Social Pressure Connection
Let’s return to the social pressure layer of Schneier’s stack. It’s much more important for parent/child relationships than it is for the relationships that Schneier discusses in his book.
To get a sense for how important, let’s look at Playful Parenting’s advice. That book makes the argument that kids really have two axes for their emotional needs: connection and agency. We need connection and agency in order to support teaching virtue. Kohn would phrase it as collaboration and choice. The connection is critical to supporting kids in figuring out how they want to act. They need to be able to work through different ideas and try them on, to find the idea that fits the situation. Trying on new ideas is way more comfortable when you have the support of a family member right there with you.

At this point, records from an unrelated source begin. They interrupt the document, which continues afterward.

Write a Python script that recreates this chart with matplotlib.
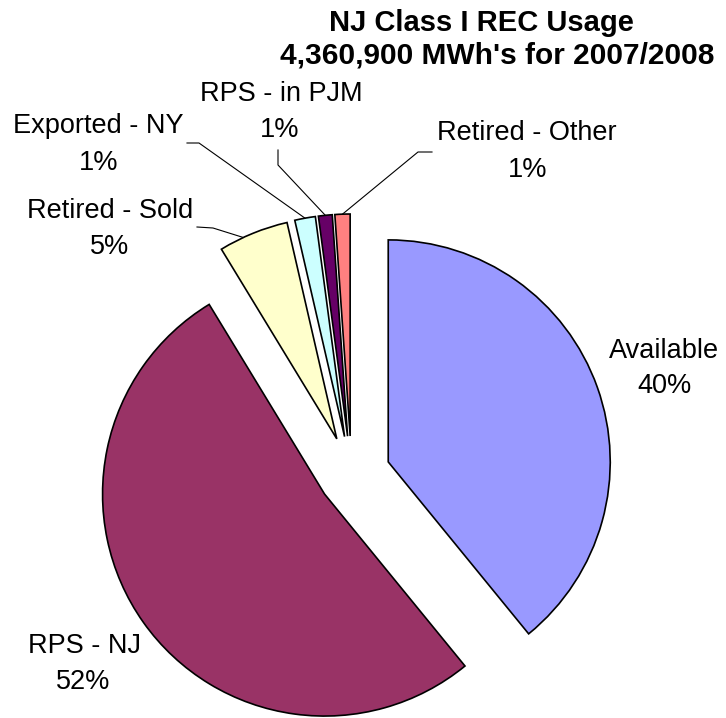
import numpy as np
import matplotlib.pyplot as plt

plt.rcParams['font.family'] = ['Liberation Sans', 'DejaVu Sans']

# data (share of 4,360,900 MWh)
categories = ["Available", "RPS - NJ", "Retired - Sold", "Exported - NY",
              "RPS - in PJM", "Retired - Other"]
shares = [39.1, 52.2, 5.1, 1.5, 1.0, 1.1]
pct_labels = ["40%", "52%", "5%", "1%", "1%", "1%"]
colors = ["#9999FF", "#993366", "#FFFFCC", "#CCFFFF", "#660066", "#FF8080"]

W, H = 726, 718
R = 222
explode = [39, 33, 39, 39, 39, 39]

fig = plt.figure(figsize=(W / 100, H / 100), dpi=100)
ax = fig.add_axes([0, 0, 1, 1])

wedges, _ = ax.pie(shares, colors=colors, explode=explode,
                   startangle=90, counterclock=False, radius=R,
                   center=(351.5, H - 475),
                   wedgeprops=dict(edgecolor="black", linewidth=1.2))
ax.set_xlim(0, W)
ax.set_ylim(0, H)
ax.set_aspect("equal")
ax.axis("off")


def put(x, y, s, **kw):
    # x, y given in pixels from top-left
    ax.text(x, H - y, s, ha="center", va="center", **kw)


# title
put(481, 23, "NJ Class I REC Usage", fontsize=21, weight="bold")
put(497, 56, "4,360,900 MWh's for 2007/2008", fontsize=21.5, weight="bold")

# label positions (name center, percent center) in pixels
label_pos = {
    "Available": ((664, 351), (664, 386)),
    "RPS - NJ": ((84, 646), (83, 682)),
    "Retired - Sold": ((110, 211), (110, 247)),
    "Exported - NY": ((98, 126), (99, 163)),
    "RPS - in PJM": ((281, 94), (280, 130)),
    "Retired - Other": ((527, 133), (528, 170)),
}
for name, pct in zip(categories, pct_labels):
    (nx, ny), (qx, qy) = label_pos[name]
    put(nx, ny, name, fontsize=19.5)
    put(qx, qy, pct, fontsize=19.5)

# leader lines for the thin slices: label end -> elbow -> wedge arc
leaders = {
    "Retired - Sold": ((197, 227), (213, 228), 0.65),
    "Exported - NY": ((187, 143), (199, 143), 0.5),
    "RPS - in PJM": ((278, 150), (278, 165), 0.5),
    "Retired - Other": ((432, 152), (418, 152), 0.5),
}
for w, name in zip(wedges, categories):
    if name not in leaders:
        continue
    (sx, sy), (ex, ey), frac = leaders[name]
    ang = np.deg2rad(w.theta1 + frac * (w.theta2 - w.theta1))
    cx, cy = w.center
    tx = cx + w.r * np.cos(ang)
    ty = cy + w.r * np.sin(ang)
    ax.plot([sx, ex, tx], [H - sy, H - ey, ty], color="black", lw=0.8)

plt.savefig("out.png", dpi=100)
plt.close(fig)
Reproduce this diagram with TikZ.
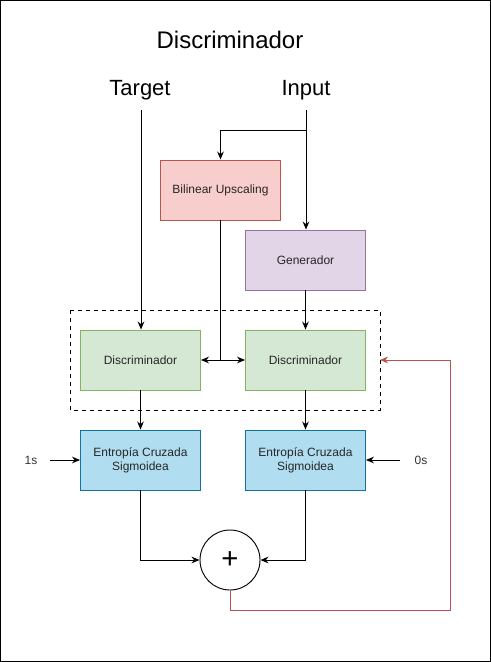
\documentclass[tikz,border=0pt]{standalone}
\usepackage{fontspec}
\setmainfont{Liberation Sans}
\usepackage{tikz}
\usepackage{xcolor}
\usetikzlibrary{arrows.meta}
\definecolor{redfill}{HTML}{F8CECC}
\definecolor{reddraw}{HTML}{B85450}
\definecolor{purplefill}{HTML}{E1D5E7}
\definecolor{purpledraw}{HTML}{9673A6}
\definecolor{greenfill}{HTML}{D5E8D4}
\definecolor{greendraw}{HTML}{82B366}
\definecolor{bluefill}{HTML}{B1DDF0}
\definecolor{bluedraw}{HTML}{10739E}
\tikzset{
    flow-box/.style = {rectangle, line width=0.7pt, minimum width=90pt, minimum height=45pt, inner sep=2pt, font=\fontsize{9}{10.5}\selectfont, align=center, text=black!85},
    flow-arrow/.style = {-{Stealth[length=6pt,width=5pt]}, line width=0.7pt},
    big-label/.style = {font=\fontsize{16.5}{19}\selectfont},
    small-label/.style = {font=\fontsize{9}{11}\selectfont, text=black!80},
}

\begin{document}
\begin{tikzpicture}[x=0.75pt, y=-0.75pt]
\useasboundingbox (0,0) rectangle (491,662);
\draw [line width=0.75pt] (0.5,0.5) rectangle (490.5,661.5);

% titles
\node [big-label, font=\fontsize{18}{21}\selectfont] (title) at (230,40) {Discriminador};
\node [big-label] (target) at (140,90) {Target};
\node [big-label] (input) at (306,90) {Input};

% boxes
\node [flow-box, fill=redfill, draw=reddraw] (upscale) at (220.5,190) {Bilinear Upscaling};
\node [flow-box, fill=purplefill, draw=purpledraw] (gen) at (305.5,260) {Generador};
\draw [dashed, line width=0.7pt] (70,310) rectangle (380,410);
\node [flow-box, fill=greenfill, draw=greendraw] (discA) at (140.5,360) {Discriminador};
\node [flow-box, fill=greenfill, draw=greendraw] (discB) at (305.5,360) {Discriminador};
\node [flow-box, fill=bluefill, draw=bluedraw] (lossA) at (140.5,460) {Entropía Cruzada\\Sigmoidea};
\node [flow-box, fill=bluefill, draw=bluedraw] (lossB) at (305.5,460) {Entropía Cruzada\\Sigmoidea};
\node [circle, draw, line width=0.7pt, minimum size=45pt, inner sep=0pt, font=\fontsize{22}{22}\selectfont] (sum) at (230,560) {+};

\node [small-label] (ones) at (31,460) {1s};
\node [small-label] (zeros) at (421,460) {0s};

% coordinates for the connectors
\coordinate (targetTop) at (141,110);
\coordinate (inputTop) at (306,110);
\coordinate (branch) at (306,130);
\coordinate (split) at (220.5,360);
\coordinate (onesEnd) at (50,460);
\coordinate (zerosEnd) at (400,460);
\coordinate (redIn) at (380,360);

% connectors
\draw [flow-arrow] (targetTop) -- (discA.north -| targetTop);
\draw [flow-arrow] (inputTop) -- (gen.north -| inputTop);
\draw [flow-arrow] (branch) -| (upscale.north);
\draw [line width=0.7pt] (upscale.south) -- (split);
\draw [flow-arrow] (split) -- (discA.east);
\draw [flow-arrow] (split) -- (discB.west);
\draw [flow-arrow] (gen.south) -- (discB.north);
\draw [flow-arrow] (discA.south) -- (lossA.north);
\draw [flow-arrow] (discB.south) -- (lossB.north);
\draw [flow-arrow] (onesEnd) -- (lossA.west);
\draw [flow-arrow] (zerosEnd) -- (lossB.east);
\draw [flow-arrow] (lossA.south) |- (sum.west);
\draw [flow-arrow] (lossB.south) |- (sum.east);
\draw [flow-arrow, draw=reddraw] (sum.south) -- ++(0,20) -| (450,360) -- (redIn);
\end{tikzpicture}
\end{document}
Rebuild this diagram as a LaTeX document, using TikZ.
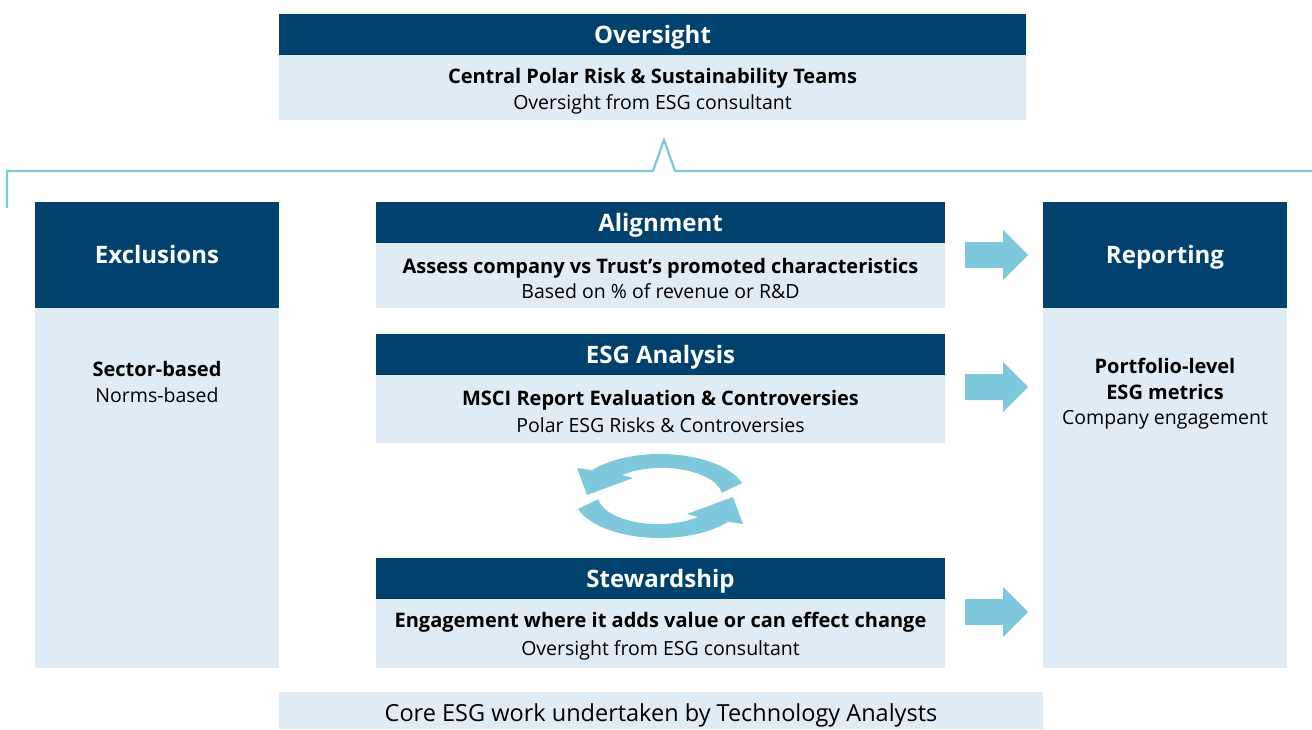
\documentclass[tikz,border=0pt]{standalone}
\usepackage{fontspec}
\setmainfont{Open Sans}
\usetikzlibrary{arrows.meta}
\definecolor{navy}{RGB}{0,65,110}
\definecolor{pale}{RGB}{224,236,245}
\definecolor{sky}{RGB}{126,200,220}
\newcommand\boldline[1]{{\fontsize{20}{25.5}\selectfont\bfseries #1}}
\tikzset{
  hdr/.style={fill=navy, text=white, font=\bfseries\fontsize{24}{28}\selectfont, inner sep=0pt, align=center, text height=17pt, text depth=0pt},
  bdy/.style={fill=pale, inner sep=0pt},
  txt/.style={text=black, font=\fontsize{19.5}{25.5}\selectfont, inner sep=0pt, align=center},
  bracketline/.style={draw=sky, line width=2.2pt},
  blockarrow/.style={fill=sky},
  cyclearrow/.style={fill=sky}
}
\begin{document}
\begin{tikzpicture}[x=1pt,y=-1pt]
\useasboundingbox (0,0) rectangle (1312,729);
% Oversight
\node[hdr, minimum width=747pt, minimum height=42pt] (ovh) at (652.5,34.5) {Oversight};
\node[bdy, minimum width=747pt, minimum height=65pt] (ovb) at (652.5,87.5) {};
\node[txt] (ovt) at (652.5,91) {\boldline{Central Polar Risk \& Sustainability Teams}\\Oversight from ESG consultant};
% bracket
\coordinate (bl) at (7,208);
\coordinate (br) at (1312,171);
\draw[bracketline] (bl) -- (7,171) -- (653,171) -- (664,140) -- (675,171) -- (br);
% Exclusions
\node[hdr, minimum width=244pt, minimum height=107pt] (exh) at (157,255) {Exclusions};
\node[bdy, minimum width=244pt, minimum height=360pt] (exb) at (157,488) {};
\node[txt] (ext) at (157,382) {\boldline{Sector-based}\\Norms-based};
% Reporting
\node[hdr, minimum width=244pt, minimum height=107pt] (reh) at (1165,255) {Reporting};
\node[bdy, minimum width=244pt, minimum height=360pt] (reb) at (1165,488) {};
\node[txt] (ret) at (1165,394) {\boldline{Portfolio-level}\\\boldline{ESG metrics}\\Company engagement};
% Alignment
\node[hdr, minimum width=569pt, minimum height=42pt] (alh) at (660.5,222.5) {Alignment};
\node[bdy, minimum width=569pt, minimum height=65pt] (alb) at (660.5,275.5) {};
\node[txt] (alt) at (660.5,278.5) {\boldline{Assess company vs Trust’s promoted characteristics}\\Based on \% of revenue or R\&D};
% ESG Analysis
\node[hdr, minimum width=569pt, minimum height=42pt] (esh) at (660.5,354.5) {ESG Analysis};
\node[bdy, minimum width=569pt, minimum height=68pt] (esb) at (660.5,409) {};
\node[txt, font=\fontsize{19.5}{27.5}\selectfont] (est) at (660.5,411.5) {\boldline{MSCI Report Evaluation \& Controversies}\\Polar ESG Risks \& Controversies};
% Stewardship
\node[hdr, minimum width=569pt, minimum height=42pt] (sth) at (660.5,578.5) {Stewardship};
\node[bdy, minimum width=569pt, minimum height=69pt] (stb) at (660.5,633.5) {};
\node[txt, font=\fontsize{19.5}{28.5}\selectfont] (stt) at (660.5,636) {\boldline{Engagement where it adds value or can effect change}\\Oversight from ESG consultant};
% Footer
\node[bdy, minimum width=764pt, minimum height=37pt] (ftb) at (661,710.5) {};
\node[txt, font=\fontsize{23.5}{26}\selectfont] (ftt) at (661,715) {Core ESG work undertaken by Technology Analysts};
% block arrows
\foreach \c in {255,387,612}{
  \fill[blockarrow] (965,\c-13) -- (1003,\c-13) -- (1003,\c-25) -- (1028,\c) -- (1003,\c+25) -- (1003,\c+13) -- (965,\c+13) -- cycle;
}
% cycle arrows
\def\cyclepath{(742,483) arc[start angle=-18, end angle=-142, x radius=86.2, y radius=42] -- (577,468) -- (587,495) -- (633,478) -- (622,475) arc[start angle=-131, end angle=-8, x radius=60.6, y radius=29] -- cycle}
\fill[cyclearrow] \cyclepath;
\begin{scope}[rotate around={180:(660,496)}]
\fill[cyclearrow] \cyclepath;
\end{scope}
\end{tikzpicture}
\end{document}
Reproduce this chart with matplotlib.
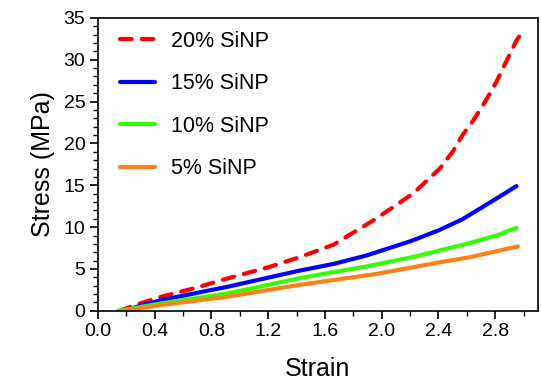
import matplotlib
matplotlib.use("Agg")
import matplotlib.pyplot as plt
from matplotlib.ticker import MultipleLocator

plt.rcParams['font.family'] = ['Liberation Sans', 'DejaVu Sans']

# --- data ---
strain_20 = [0.15, 0.30, 0.45, 0.70, 0.92, 1.20, 1.42, 1.66, 1.96, 2.22, 2.41, 2.50, 2.57, 2.64, 2.73, 2.81, 2.89, 2.95, 2.97]
stress_20 = [0.0, 0.9, 1.7, 2.8, 3.9, 5.2, 6.4, 7.9, 11.0, 14.0, 17.0, 19.0, 21.0, 22.6, 25.0, 27.4, 30.2, 32.3, 32.8]

strain_15 = [0.17, 0.45, 0.92, 1.42, 1.66, 1.89, 2.20, 2.40, 2.57, 2.75, 2.95]
stress_15 = [0.0, 1.3, 2.9, 4.8, 5.6, 6.6, 8.3, 9.6, 10.95, 12.8, 14.9]

strain_10 = [0.14, 0.45, 0.92, 1.42, 1.89, 2.24, 2.62, 2.83, 2.88, 2.95]
stress_10 = [0.0, 0.9, 2.1, 3.9, 5.3, 6.5, 8.1, 9.1, 9.5, 9.9]

strain_5 = [0.17, 0.45, 0.92, 1.42, 1.96, 2.41, 2.62, 2.96]
stress_5 = [0.0, 0.7, 1.7, 3.1, 4.4, 5.8, 6.4, 7.7]

labels = ["20% SiNP", "15% SiNP", "10% SiNP", "5% SiNP"]

fig = plt.figure(figsize=(5.41, 3.80), dpi=100)
ax = fig.add_axes([0.181, 0.182, 0.813, 0.771])

lw = 3.0
ax.plot(strain_20, stress_20, color="#ff0000", lw=lw, dashes=(2.8, 2.4),
        dash_capstyle="round", label=labels[0])
ax.plot(strain_15, stress_15, color="#0000ff", lw=lw, solid_capstyle="round", label=labels[1])
ax.plot(strain_10, stress_10, color="#33ff00", lw=lw, solid_capstyle="round", label=labels[2])
ax.plot(strain_5, stress_5, color="#ff8019", lw=lw, solid_capstyle="round", label=labels[3])

ax.set_xlim(0, 3.1)
ax.set_ylim(0, 35)
ax.xaxis.set_major_locator(MultipleLocator(0.4))
ax.xaxis.set_minor_locator(MultipleLocator(0.2))
ax.yaxis.set_major_locator(MultipleLocator(5))
ax.yaxis.set_minor_locator(MultipleLocator(1))
ax.xaxis.set_major_formatter(lambda v, p: f"{v:.1f}")

ax.tick_params(which="major", direction="out", length=6, width=1.2, labelsize=14, pad=3)
ax.tick_params(which="minor", direction="out", length=3.5, width=1.0)
for s in ax.spines.values():
    s.set_linewidth(1.2)

ax.set_xlabel("Strain", fontsize=18, labelpad=12)
ax.set_ylabel("Stress (MPa)", fontsize=18, labelpad=6)

ax.legend(loc="upper left", frameon=False, fontsize=15.5, handlelength=1.65,
          handletextpad=0.75, labelspacing=1.0, borderaxespad=0.2,
          bbox_to_anchor=(0.02, 1.0))

fig.savefig("out.png", dpi=100)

When kids feel connected, it will be much easier for them to hear your asks. It will be easier for them to activate their own preexisting moral virtues. This is why it’s so important that connection not be a reward. That undercuts their ability to actually engage with you.
Play
There’s a lot more to be said about how to do all of the above well. In particular, as you approach all of these pressures it’s best to try to do so with a sense of play. Make jokes. Make up games about what you’re trying to teach them to do. Make up fake rules for kids to break. Make up goofy rewards and punishments for minor real rules.
This may sound like a lot of work, but you can let your kid guide it with their own sense of humor. Just “yes, and…” when you can.
Play is a major way that kids think. Playing with your kids will help them to understand the rules, and why they’re there. With kids, more serious means less thought. To get them thinking, get them playing.
I’ve already recommended Playful Parenting, and I’ll do so again here because I think it’s such a good book for giving examples of how to approach interactions with your kid in general.